I filed my taxes from 2015 sometime last year because I’m irresponsible and don’t like to be bothered.
I filed these along with my 2016 taxes, and for the first time, mailed them in instead of e-filing because I got a good deal on getting them professionally prepared. Too many weeks passed after I mailed them, and around the same time that I started worrying about the whereabouts of my returns, I got a letter saying that the IRS needed me to verify my identity before they could give me the money back from the 2015 return. The issue was that I had been at too many addresses in the past few years and they needed me to prove that I was who I claimed I was.
That brings me to my question: why is it so weird to move?
Not just in the eyes of the IRS, but in fact, most people I talk to think it’s wild that my now-husband/then-fiance and I have moved to a few different states in the past five years in search of better opportunities. We’re in our late twenties and early thirties, have no kids other than a cat who thinks I gave birth to him, and we just wanted to be able to live comfortably, which wasn’t really an option in California where we grew up.
When paying our rent in California became an issue for us, we moved to Fort Collins, Colorado, a small college town where my husband lost a gross amount of money in a “business opportunity” masquerading as an insurance company while I worked part-time at Barnes & Noble. From there, we moved to Denver when he found a seemingly better insurance agency opportunity, which also eventually turned into a money drain for leads. Defeated, we moved to Colorado Springs where he was offered a property manager position through a temp agency and was promised a permanent role, but they ended up giving the job to an internal candidate at the last minute.
We even started a courier and mobile notary service there and we were almost making it work, but then our rent was raised, and we realized we were running out of opportunities and funds. This time, we moved to one of the cheapest areas of the country, to a small nothing-of-a-town called East Cape Girardeau in Southern Illinois per my father-in-law’s suggestion. For the first few months, the only work we could find was cleaning a strip club before business hours.
Eventually, I became a manager at Barnes & Noble. After two years, my husband’s family friend offered him a well-paying sales role at a new company he was purchasing back in California so I applied for a transfer at my job, and the day we packed up the moving truck, the family friend called and said the deal hadn’t gone through and there would be no business or work for my husband when we arrived.
So, yes, we’re back where we started (my husband has gotten a decent job since then), but can you blame us for leaving those situations? If we had stayed in any of them longer than we did, I’m confident we would have hit rock bottom. Our mobility has kept us from total defeat.
We followed our opportunities, moving to more and more affordable places each time. We didn’t necessarily want to move every time we did, but we did it because we refused to give up on finding something better. (By the way, if our story isn’t proof that “millennials” aren’t doing everything they can to make things work, I don’t know what is.) If anything, it seems unnatural to stay in one place for years and years, unhappy and unfulfilled.
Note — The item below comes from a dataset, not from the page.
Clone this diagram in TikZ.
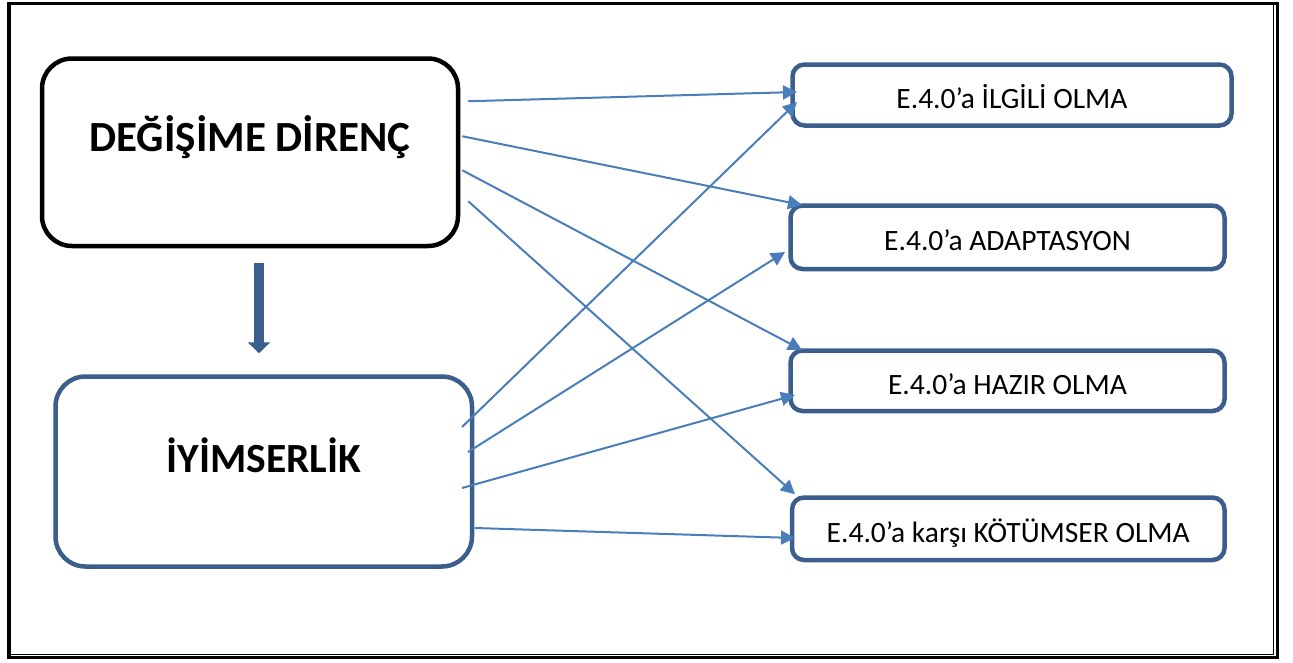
\documentclass[tikz,border=0pt]{standalone}
\usepackage{fontspec}
\setmainfont{Carlito}
\usetikzlibrary{arrows.meta,positioning,calc}
\definecolor{kutu}{HTML}{3B5E8C}
\definecolor{ok}{HTML}{4A7EBB}

\begin{document}
\begin{tikzpicture}[x=1pt,y=-1pt,
  buyuk/.style={draw,line width=4.5pt,rounded corners=30pt,minimum width=416pt,
    font=\fontsize{43}{52}\selectfont\bfseries,text height=27.7pt,text depth=30pt},
  kucuk/.style={draw=kutu,line width=4.5pt,rounded corners=12pt,
    font=\fontsize{29.5}{35}\selectfont,text height=27pt,text depth=0pt},
  bag/.style={ok,line width=2pt,-{Triangle[length=14pt,width=14pt]}}]
\useasboundingbox (0,0) rectangle (1293,662);
% cerceve
\draw[line width=3.5pt] (9,3.5) rectangle (1277.5,657.5);
\draw[line width=1.5pt] (1273.5,3.5) -- (1273.5,654.5) -- (9,654.5);

\node[buyuk,minimum height=187.5pt] (direnc) at (250,152.25) {DEĞİŞİME DİRENÇ};
\node[buyuk,draw=kutu,minimum width=416.5pt,minimum height=190pt,
  font=\fontsize{41.5}{50}\selectfont\bfseries,text height=26.7pt,text depth=25pt] (iyim) at (263.75,471.5) {İYİMSERLİK};

\node[kucuk,minimum width=439pt,minimum height=61pt] (e1) at (1012,95) {E.4.0’a İLGİLİ OLMA};
\node[kucuk,minimum width=434pt,minimum height=63.5pt] (e2) at (1007.5,237.25) {E.4.0’a ADAPTASYON};
\node[kucuk,minimum width=434pt,minimum height=60.5pt] (e3) at (1007.5,380.75) {E.4.0’a HAZIR OLMA};
\node[kucuk,minimum width=432.5pt,minimum height=62.5pt] (e4) at (1008.25,528.75) {E.4.0’a karşı KÖTÜMSER OLMA};

% blok ok
\draw[kutu,line width=10pt,-{Triangle[length=11pt,width=22pt]},shorten <=15pt,shorten >=21pt]
  ([xshift=9pt]direnc.south) -- ([xshift=9pt]direnc.south |- iyim.north);

\foreach \dx/\dy/\hedef/\ex/\ey in {8/-51/e1.west/6.75/-3, 2/-16/e2.north west/13.75/1.75,
    2/18/e3.north west/13.75/1.75, 8/49/e4.north west/5.25/-1}
  \draw[bag] ([shift={(\dx,\dy)}]direnc.east) -- ([shift={(\ex,\ey)}]\hedef);
\foreach \dx/\dy/\hedef/\ex/\ey in {-12.25/-44.5/e1/6.75/7, -6.25/-19.5/e2/-3.25/14.75,
    -12.25/16.5/e3/6.75/14.25, 0.75/56.5/e4/5.25/9.25}
  \draw[bag] ([shift={(\dx,\dy)}]iyim.east) -- ([shift={(\ex,\ey)}]\hedef.west);
\end{tikzpicture}
\end{document}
But now, here we are after all of that and we get the sense that people think we’re flighty for not “settling down” yet. Our moving around has also been a red flag for potential employers. “Why have you relocated so frequently? How do I know you won’t leave us, too?”
The honest answer to those questions is that we want success so fervently that we will do whatever it takes to have it, including uprooting ourselves from state to state to create it, which actually makes us more qualified for any job we apply for than anyone who expects a great job to fall in their lap while they’re sitting at home five minutes away from the neighborhood they grew up in, unwilling to withstand any discomfort of looking elsewhere when it doesn’t come.
And as for how you’ll know that we won’t leave you? Pay us a living wage and make it worth our forty hours a week with some healthcare and paid time off once we earn it, and we won’t leave you.
To me, we’re living life. If how many addresses I’ve had seems strange, well, it sounds to me like maybe that’s just another way to compartmentalize my experience so that others don’t actually have to take the time to get to know me.
Life isn’t meant to be lived in a box (even though that statement comes straight out of a box, neatly packaged with a nice little bow to give to anyone having a hard time). It’s okay to move. It’s okay to leave everything you know behind to see if something better is out there.
What’s weird is doing the same thing over and over again and hoping something turns out differently. What’s weird is being given one life to live and thinking your little neighborhood is going to give you everything life has to offer. There is nothing linear about the human experience, and we need to stop trying to bang it into such a shape before we’re happy.
So, go be weird like us and move away. Just make a copy of your taxes when you do it or else you won’t be able to identify yourself when the IRS finds out.